The Difference Between Christening and Baptism

Christening is another word for infant baptism. The practice is sometimes referred to as pedobaptism, whereas credobaptism is known as the “believer’s baptism.” The significance of the christening ceremony is heightened by the act of naming the child. This is especially true in the Catholic culture, and to a lesser degree among Protestant denominations that practice infant baptism.

Religious groups that practice infant baptism include Catholics, Anglicans, Lutherans, Presbyterians, Congregationalists and other Reformed denominations, Methodists, and Nazarenes.

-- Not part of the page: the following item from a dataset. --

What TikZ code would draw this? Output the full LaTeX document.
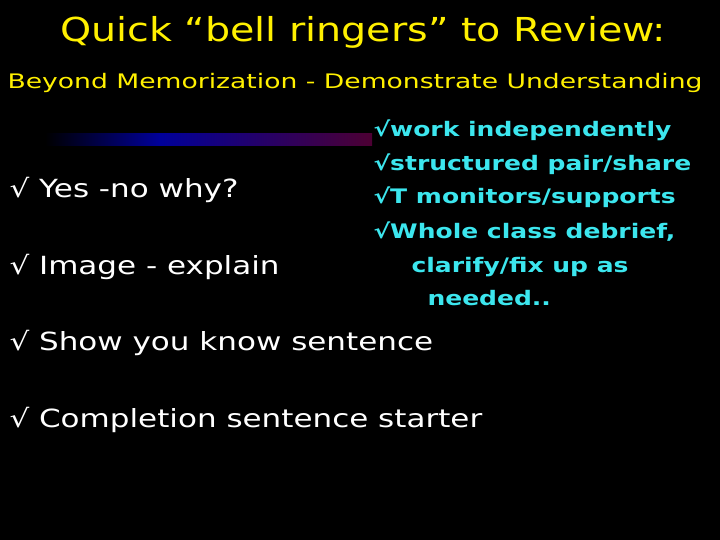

The earliest reference to infant baptism was by Irenaeus (c. 130-202) in his work Against Heresies. Three passages by Origen (185-c. 254) mention infant baptism as traditional and customary. So while the tradition is pretty early, the true question is what does the Bible say about the practice?

It’s very clear that only believers are to be baptized (Acts 8:12). Baptism is not for infants (Romans 7:9). Every instance of people being baptized in Acts shows that they believed and had the capacity to repent  (Acts 17:30) and confess (Acts 8:37) before they were baptized for the remission of sins (Acts 2:38), which they must commit in order to be condemned (Romans 6:23).

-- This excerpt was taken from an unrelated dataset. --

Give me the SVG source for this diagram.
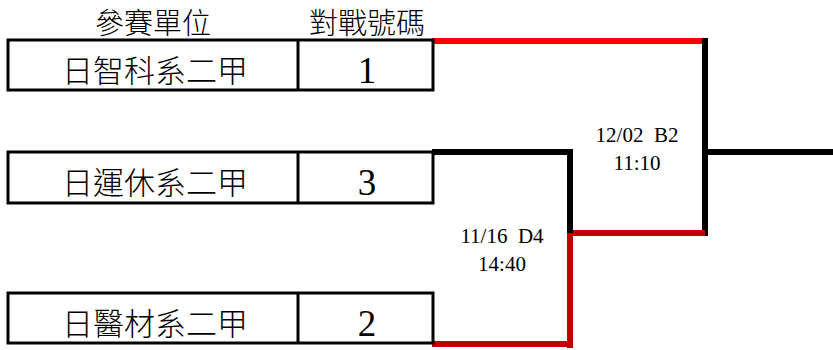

According to the Catholic Church, a baby has the inherited sin of Adam; he “transmitted sin” to all of us. Protestants have a similar idea, except they refer to it as Total Inherited Depravity. But Jesus was the son of Adam (Luke 3:23, 38). Did He inherit Adam’s sin? Catholics claim the text on inherited sin is Romans 5:12: “Therefore, just as through one man sin entered the world, and death through sin …” However, the verse also says, “… and thus death spread to all men, because all sinned …” The Immaculate Conception alleviates the problem of Original Sin by stating that Mary passed on this sin; she did not receive the sin of Adam. She was “preserved exempt from all stain of original sin.” Incredibly, the Catholic Encyclopedia says no proof exists of this doctrine in scripture!

Christening is not the same as baptism. The practice of baptizing infants was invented by man. Baptism in the New Testament was clearly for the remission of someone’s sins — sins which are impossible for an infant to commit.